The Mudcat Café TM
Thread #15362   Message #137887
Posted By:
18-Nov-99 - 10:37 AM
Thread Name: BS: So. Initiative vs Liberal Progression
Subject: RE: BS: So. Initiative vs Liberal Progression
Yes but there's a fine distinction about what they really were trying to defend, be it slavery or way of life, economic or not. By the time the Civil War started, technological advances in agricultural machinery were already imminent, just around the corner. Surely these well-educated, many of them, aristocrats were aware enough of what was going on in the world to know that these advances would make slavery economically unviable, and in the very near future. I think the aristocrats who did want the war probably did want to retain their way of life, but not in an economic sense. They were the last of the feudal lords. The rode away to battle, in tailor-made regalia, as the last knights, ranked by status and wealth. They wanted to keep their slaves for the same reasons that medieval lords wanted to keep their peasants/serfs. You can't very well be a lord without people whom you can decide life and death over, with no accountability at all.

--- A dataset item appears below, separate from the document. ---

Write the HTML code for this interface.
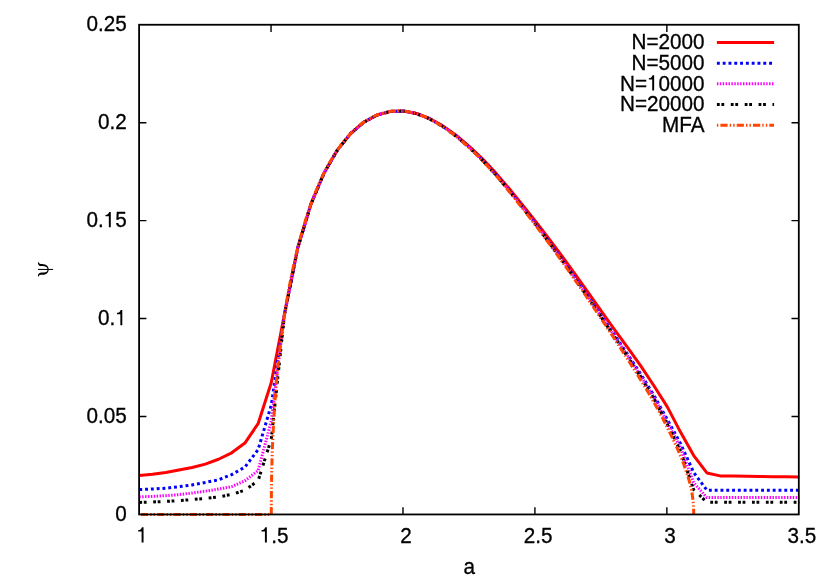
<!DOCTYPE html>
<html><head><meta charset="utf-8"><title>plot</title>
<style>html,body{margin:0;padding:0;background:#fff}svg{display:block;will-change:transform}</style></head>
<body>
<svg width="830" height="581" viewBox="0 0 830 581">
<rect width="830" height="581" fill="#fff"/>
<defs><clipPath id="c"><rect x="137.1" y="22.8" width="663.7" height="493.7"/></clipPath></defs>
<g stroke="#000" stroke-width="1.4" fill="none">
<path d="M271.04,514.45 v-7.3 M271.04,24.75 v7.3"/>
<path d="M402.98,514.45 v-7.3 M402.98,24.75 v7.3"/>
<path d="M534.92,514.45 v-7.3 M534.92,24.75 v7.3"/>
<path d="M666.86,514.45 v-7.3 M666.86,24.75 v7.3"/>
<path d="M139.10,416.51 h7.3 M798.80,416.51 h-7.3"/>
<path d="M139.10,318.57 h7.3 M798.80,318.57 h-7.3"/>
<path d="M139.10,220.63 h7.3 M798.80,220.63 h-7.3"/>
<path d="M139.10,122.69 h7.3 M798.80,122.69 h-7.3"/>
</g>
<g clip-path="url(#c)" fill="none" stroke-width="3" stroke-linejoin="round">
<path d="M139.30,475.49 L152.50,474.31 L165.70,472.55 L178.90,470.01 L192.10,467.47 L205.30,464.15 L218.50,459.26 L231.70,452.81 L244.90,443.03 L258.10,423.68 L271.30,382.43 L284.50,313.68 L297.70,248.06 L310.90,204.18 L324.10,172.93 L337.30,150.15 L350.50,133.71 L363.70,122.25 L376.90,115.11 L390.10,111.44 L403.30,111.02 L416.50,113.43 L429.70,118.49 L442.90,125.88 L456.10,135.26 L469.30,146.29 L482.50,158.85 L495.70,172.86 L508.90,188.20 L522.10,204.35 L535.30,221.02 L548.50,238.11 L561.70,255.76 L574.90,273.78 L588.10,292.29 L601.30,311.03 L614.50,329.51 L627.70,347.57 L640.90,366.16 L654.10,386.02 L667.30,406.87 L680.50,432.09 L693.70,455.55 L706.90,472.94 L720.10,475.88 L733.30,476.07 L746.50,476.27 L759.70,476.46 L772.90,476.66 L786.10,476.86 L799.30,477.05" stroke="#ff0000"/>
<path d="M139.30,489.60 L152.50,489.00 L165.70,488.19 L178.90,486.71 L192.10,484.91 L205.30,482.41 L218.50,479.79 L231.70,474.61 L244.90,467.08 L258.10,449.68 L271.30,404.91 L284.50,314.25 L297.70,248.06 L310.90,204.18 L324.10,172.93 L337.30,150.15 L350.50,133.71 L363.70,122.25 L376.90,115.11 L390.10,111.44 L403.30,111.02 L416.50,113.60 L429.70,118.83 L442.90,126.40 L456.10,135.94 L469.30,147.20 L482.50,159.98 L495.70,174.27 L508.90,189.90 L522.10,206.33 L535.30,223.29 L548.50,240.78 L561.70,258.83 L574.90,277.30 L588.10,296.26 L601.30,315.57 L614.50,334.95 L627.70,354.38 L640.90,374.33 L654.10,395.66 L667.30,419.57 L680.50,443.42 L693.70,472.55 L706.90,490.15 L720.10,490.15 L733.30,490.15 L746.50,490.15 L759.70,490.15 L772.90,490.15 L786.10,490.15 L799.30,490.15" stroke="#0000ff" stroke-dasharray="2.9 2.9"/>
<path d="M139.30,496.89 L152.50,496.40 L165.70,495.70 L178.90,494.61 L192.10,493.00 L205.30,491.20 L218.50,488.98 L231.70,486.63 L244.90,480.76 L258.10,470.60 L271.30,420.94 L284.50,314.37 L297.70,248.06 L310.90,204.18 L324.10,172.93 L337.30,150.15 L350.50,133.71 L363.70,122.25 L376.90,115.11 L390.10,111.44 L403.30,111.02 L416.50,113.64 L429.70,118.90 L442.90,126.50 L456.10,136.08 L469.30,147.38 L482.50,160.22 L495.70,174.57 L508.90,190.25 L522.10,206.74 L535.30,223.76 L548.50,241.33 L561.70,259.46 L574.90,278.02 L588.10,297.08 L601.30,316.51 L614.50,336.08 L627.70,355.78 L640.90,376.02 L654.10,397.65 L667.30,422.31 L680.50,447.53 L693.70,482.72 L706.90,497.58 L720.10,497.58 L733.30,497.58 L746.50,497.58 L759.70,497.58 L772.90,497.58 L786.10,497.58 L799.30,497.58" stroke="#ff00ff" stroke-dasharray="1.45 1.45"/>
<path d="M139.30,502.41 L152.50,502.00 L165.70,501.39 L178.90,500.61 L192.10,499.59 L205.30,498.40 L218.50,496.89 L231.70,494.45 L244.90,490.15 L258.10,480.76 L271.30,438.93 L284.50,314.46 L297.70,248.06 L310.90,204.18 L324.10,172.93 L337.30,150.15 L350.50,133.71 L363.70,122.25 L376.90,115.11 L390.10,111.44 L403.30,111.02 L416.50,113.66 L429.70,118.96 L442.90,126.59 L456.10,136.20 L469.30,147.54 L482.50,160.41 L495.70,174.81 L508.90,190.54 L522.10,207.09 L535.30,224.15 L548.50,241.79 L561.70,259.99 L574.90,278.63 L588.10,297.77 L601.30,317.29 L614.50,337.02 L627.70,356.96 L640.90,377.43 L654.10,399.31 L667.30,424.27 L680.50,451.24 L693.70,489.76 L706.90,502.27 L720.10,502.27 L733.30,502.27 L746.50,502.27 L759.70,502.27 L772.90,502.27 L786.10,502.27 L799.30,502.27" stroke="#000" stroke-dasharray="2.8 1.7 2.8 6.6"/>
<path d="M139.30,514.45 L271.30,514.45 L271.30,514.45 L271.32,503.75 L271.38,494.25 L271.49,485.19 L271.63,476.39 L271.82,467.79 L272.05,459.34 L272.32,451.03 L272.63,442.83 L272.99,434.72 L273.38,426.72 L273.82,418.80 L274.30,410.96 L274.82,403.20 L275.38,395.52 L275.99,387.91 L276.63,380.37 L277.32,372.91 L278.05,365.52 L278.82,358.20 L279.63,350.96 L280.49,343.79 L281.38,336.69 L282.32,329.67 L283.30,322.72 L284.32,315.85 L285.38,309.06 L286.48,302.34 L287.63,295.71 L288.82,289.15 L290.05,282.68 L291.32,276.30 L292.63,270.00 L293.98,263.79 L295.38,257.67 L296.81,251.64 L298.29,245.71 L299.81,239.88 L301.38,234.16 L302.98,228.55 L304.30,224.11 L307.29,214.63 L310.29,205.88 L313.28,197.77 L316.28,190.24 L319.27,183.24 L322.27,176.71 L325.26,170.61 L328.26,164.94 L331.25,159.67 L334.25,154.78 L337.24,150.23 L340.24,146.00 L343.23,142.08 L346.23,138.44 L349.22,135.07 L352.22,131.95 L355.21,129.08 L358.21,126.46 L361.20,124.07 L364.20,121.91 L367.19,119.97 L370.19,118.24 L373.18,116.72 L376.18,115.40 L379.17,114.26 L382.17,113.28 L385.16,112.45 L388.16,111.79 L391.15,111.29 L394.15,110.95 L397.14,110.79 L400.14,110.81 L403.13,111.00 L406.13,111.36 L409.12,111.87 L412.12,112.52 L415.11,113.31 L418.11,114.24 L421.10,115.30 L424.10,116.49 L427.09,117.82 L430.09,119.27 L433.08,120.84 L436.08,122.53 L439.07,124.32 L442.07,126.22 L445.06,128.22 L448.06,130.32 L451.05,132.52 L454.05,134.81 L457.04,137.19 L460.04,139.67 L463.03,142.23 L466.03,144.87 L469.02,147.60 L472.02,150.40 L475.01,153.28 L478.01,156.24 L481.00,159.26 L484.00,162.36 L486.99,165.55 L489.99,168.83 L492.98,172.19 L495.98,175.62 L498.97,179.12 L501.97,182.68 L504.96,186.30 L507.96,189.97 L510.95,193.68 L513.95,197.42 L516.94,201.20 L519.94,205.01 L522.93,208.84 L525.93,212.69 L528.92,216.57 L531.92,220.48 L534.91,224.42 L537.91,228.39 L540.90,232.39 L543.90,236.43 L546.89,240.50 L549.89,244.61 L552.88,248.74 L555.88,252.90 L558.87,257.08 L561.87,261.28 L564.86,265.50 L567.86,269.75 L570.85,274.03 L573.85,278.32 L576.84,282.65 L579.84,287.00 L582.83,291.37 L585.83,295.77 L588.82,300.20 L591.82,304.65 L594.81,309.12 L597.81,313.60 L600.80,318.10 L603.80,322.62 L606.79,327.15 L609.79,331.70 L612.78,336.26 L615.78,340.85 L618.77,345.45 L621.77,350.07 L624.76,354.72 L627.76,359.39 L630.75,364.08 L633.75,368.81 L636.74,373.57 L639.74,378.36 L642.72,383.20 L645.67,388.09 L648.59,393.03 L651.49,398.04 L654.37,403.12 L657.26,408.29 L660.15,413.56 L661.42,415.92 L662.95,418.83 L664.43,421.70 L665.87,424.54 L667.28,427.34 L668.65,430.12 L670.00,432.86 L671.31,435.58 L672.60,438.26 L673.85,440.93 L675.09,443.56 L676.28,446.17 L677.44,448.76 L678.56,451.32 L679.64,453.86 L680.68,456.39 L681.69,458.89 L682.65,461.38 L683.57,463.84 L684.45,466.30 L685.30,468.74 L686.13,471.16 L686.95,473.57 L687.73,475.98 L688.48,478.37 L689.18,480.76 L689.83,483.13 L690.43,485.51 L690.98,487.88 L691.48,490.24 L691.92,492.61 L692.31,494.98 L692.64,497.35 L692.93,499.72 L693.17,502.11 L693.36,504.51 L693.51,506.93 L693.62,509.37 L693.68,511.86 L693.70,514.45" stroke="#ff4500" stroke-dasharray="7.2 2.1 1.4 2.1 1.4 2.1" stroke-dashoffset="14.7"/>
</g>
<g fill="none" stroke-width="3">
<path d="M716.9,42.4 H774.1" stroke="#ff0000"/>
<path d="M716.9,63.3 H774.1" stroke="#0000ff" stroke-dasharray="2.9 2.9"/>
<path d="M716.9,83.8 H774.1" stroke="#ff00ff" stroke-dasharray="1.45 1.45"/>
<path d="M716.9,104.5 H774.1" stroke="#000" stroke-dasharray="2.8 1.7 2.8 6.6"/>
<path d="M716.9,125.2 H774.1" stroke="#ff4500" stroke-dasharray="7.2 2.1 1.4 2.1 1.4 2.1" stroke-dashoffset="12.8"/>
</g>
<rect x="139.10" y="24.75" width="659.70" height="489.70" fill="none" stroke="#000" stroke-width="1.8"/>
<g font-family="'Liberation Sans', sans-serif" font-size="20.7px" fill="#000" stroke="#000" stroke-width="0.3">
<text transform="translate(126.70,521.15) scale(1,1.04)" text-anchor="end">0</text>
<text transform="translate(126.70,423.21) scale(1,1.04)" text-anchor="end">0.05</text>
<text transform="translate(126.70,129.39) scale(1,1.04)" text-anchor="end">0.2</text>
<text transform="translate(126.70,31.45) scale(1,1.04)" text-anchor="end">0.25</text>
<text transform="translate(115.19,325.27) scale(1,1.04)" text-anchor="end">0.</text>
<path transform="translate(115.19,325.27)" d="M5.17,-15.35 L7.1,-15.35 L7.1,0 L5.17,0 L5.17,-11.08 L1.8,-11.08 L1.8,-12.43 C3.7,-12.5 4.9,-13.3 5.5,-15.35 Z" stroke="none"/>
<text transform="translate(103.68,227.33) scale(1,1.04)" text-anchor="end">0.</text>
<path transform="translate(103.68,227.33)" d="M5.17,-15.35 L7.1,-15.35 L7.1,0 L5.17,0 L5.17,-11.08 L1.8,-11.08 L1.8,-12.43 C3.7,-12.5 4.9,-13.3 5.5,-15.35 Z" stroke="none"/>
<text transform="translate(115.19,227.33) scale(1,1.04)" text-anchor="start">5</text>
<text transform="translate(406.08,542.50) scale(1,1.04)" text-anchor="middle">2</text>
<text transform="translate(538.02,542.50) scale(1,1.04)" text-anchor="middle">2.5</text>
<text transform="translate(669.96,542.50) scale(1,1.04)" text-anchor="middle">3</text>
<text transform="translate(801.90,542.50) scale(1,1.04)" text-anchor="middle">3.5</text>
<path transform="translate(136.44,542.50)" d="M5.17,-15.35 L7.1,-15.35 L7.1,0 L5.17,0 L5.17,-11.08 L1.8,-11.08 L1.8,-12.43 C3.7,-12.5 4.9,-13.3 5.5,-15.35 Z" stroke="none"/>
<path transform="translate(259.75,542.50)" d="M5.17,-15.35 L7.1,-15.35 L7.1,0 L5.17,0 L5.17,-11.08 L1.8,-11.08 L1.8,-12.43 C3.7,-12.5 4.9,-13.3 5.5,-15.35 Z" stroke="none"/>
<text transform="translate(271.26,542.50) scale(1,1.04)" text-anchor="start">.5</text>
<text transform="translate(469.20,573.50) scale(1,1.04)" text-anchor="middle">a</text>
<text transform="translate(704.60,49.20) scale(1,1.04)" text-anchor="end">N=2000</text>
<text transform="translate(704.60,70.10) scale(1,1.04)" text-anchor="end">N=5000</text>
<text transform="translate(704.60,111.30) scale(1,1.04)" text-anchor="end">N=20000</text>
<text transform="translate(704.60,132.00) scale(1,1.04)" text-anchor="end">MFA</text>
<text transform="translate(658.55,90.60) scale(1,1.04)" text-anchor="start">0000</text>
<path transform="translate(647.04,90.60)" d="M5.17,-15.35 L7.1,-15.35 L7.1,0 L5.17,0 L5.17,-11.08 L1.8,-11.08 L1.8,-12.43 C3.7,-12.5 4.9,-13.3 5.5,-15.35 Z" stroke="none"/>
<text transform="translate(647.04,90.60) scale(1,1.04)" text-anchor="end">N=</text>
</g>
<g transform="translate(30,255) scale(0.048239)" fill="#000"><path d="M178,146 C182,170 195,184 225,187 C265,190 300,188 335,205 C365,222 385,255 388,299 L366,299 C362,268 345,245 315,238 C285,231 250,236 215,230 C180,222 160,195 166,150 Z"/><path d="M178,452 C182,428 195,414 225,411 C265,408 300,410 335,393 C365,376 385,343 388,299 L366,299 C362,330 345,353 315,360 C285,367 250,362 215,368 C180,376 160,403 166,448 Z"/><rect x="165" y="288.5" width="313" height="21"/></g>
</svg>
</body></html>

I do not and will not defend their actions. Slavery was a horrible crime and there was no excuse for defending it, or even for defending a place where it was allowed to happen. But you do have to admit, off the subject, that there was an ironic but powerful poetry in that time and in that place, the place where I have always lived. For all its perversity this part of the country has always been the soul of American arts and spirituality, and I wonder if we'd have that without our strange past. As it is the only American cultural art forms that are known around the world are Southern in origin; blues, jazz, and rockandroll. When I visit my family in Prague, there are Dixieland bands on every corner in warm weather, and in the clubs all year. There are bluegrass and country bands wearing overalls easily found. Blues and Bebop. When I say that I am from South Carolina, where Rhett Butler lived in Charleston, that's enough to make me interesting by itself.